What Are the Benefits of Hiring a Fractional CIO?
As a business grows, it becomes harder for management to keep up with the day-to-day operations of sales, administration and finance. If a company has gone through a growth spurt or strategic change, heads of departments can feel overwhelmed. This includes an IT staff that suddenly has an influx of employees and clients they’re struggling to support no matter their size or expertise. An IT manager or director who formerly made the strategic IT decisions may be handling more of the day-to-day operations, but a rapidly growing business needs IT strategy more than ever.
Traditionally, a chief information officer (CIO) would be in charge of a company’s strategic IT initiatives. However, if a business is growing rapidly or is newly in need of IT strategy, leadership may feel lost trying to find the right person. A fractional CIO (fCIO) can help during such an intermediate period and give a company the IT strategy or roadmap it needs.

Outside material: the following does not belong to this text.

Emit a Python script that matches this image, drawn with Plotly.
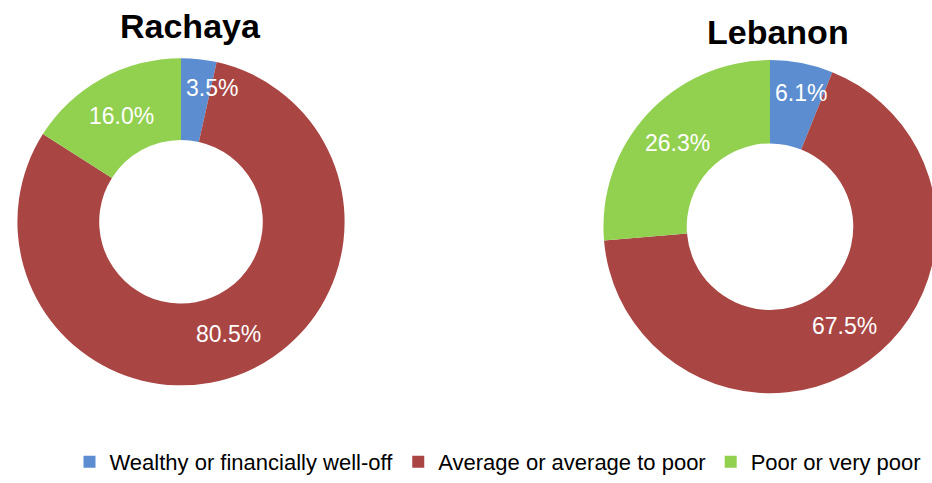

Why would a company hire a fractional CIO instead of a full time C-level executive? There are a few reasons.
C-level Support Only When Needed
Fractional CIOs have all the expertise of a full-time CIO without the hassle of hiring a full-time technology leader. Hiring an executive is not only costly, but time consuming as well. Even without including the time necessary to create and post a job opening, sort through resumes and interview candidates, it takes an average of six months to fully train a new management-level hire.
A fractional CIO ensures that you’re paying only for what you need. Their workload can be scaled up or down depending on present requirements, so you’re never stuck with a six-figure salary and no work to be done. With the rise of virtual CIOs and remote working, an fCIO allows companies to embrace that flexibility more than a full-time CIO as well.
Insight on Technology Roadmaps
Both traditional and fractional chief technology officers are meant to provide technology strategy to your business. Most often, a technology roadmap details this strategic plan and gives companies an idea of the technology expenses and investments they must make to achieve their business goals.
While a full-time executive would know the key business benefits experienced by companies they’ve worked for in the past, the benefits of a fCIO include working with someone who has more experience with a wider variety of different companies. The ideal business strategy for a mid-sized business is different from the right approach for smaller businesses. A fractional CIO is more experienced with these differences and this level of insight gives your strategic technology roadmap a competitive advantage.
Deeper Breadth of Industry Knowledge
Fractional CIOs have a “been there, done that” reputation in terms of cross-industry IT environments. This benefits your company by introducing a different level of strategic thinking that goes beyond what a traditional CIO might possess.
Distribution of IT Responsibilities
An additional IT leader allows for some of the strategic thinking to be taken off of the IT staff’s shoulders. When considering an fCIO, list the tasks that you would like your IT leadership team to handle. These responsibilities should align with strategic goals and the company’s technology roadmap. Examples include:
- IT and business strategic alignment
- IT leadership and management
- Key performance metrics definition and reporting
- ROI evaluation and budgeting
- Service provider and resource management
- IT and business risk management
- Business process design and optimization
- Project management
- IT governance, security and compliance management
- Disaster recovery and business continuity planning
- Contract review, negotiation and management
- Executive team advisor
Finding a fCIO who knows your business and fits within your team, company culture and vision can be a challenging task. It’s important to know the traits a good fCIO should possess, which Solvaria CEO Greg Samuels explains in the blog post What Exactly Does a Fractional CIO ‘Do’? Accountability, organization, and ability to work flexible hours are all examples of characteristics that make a great fCIO.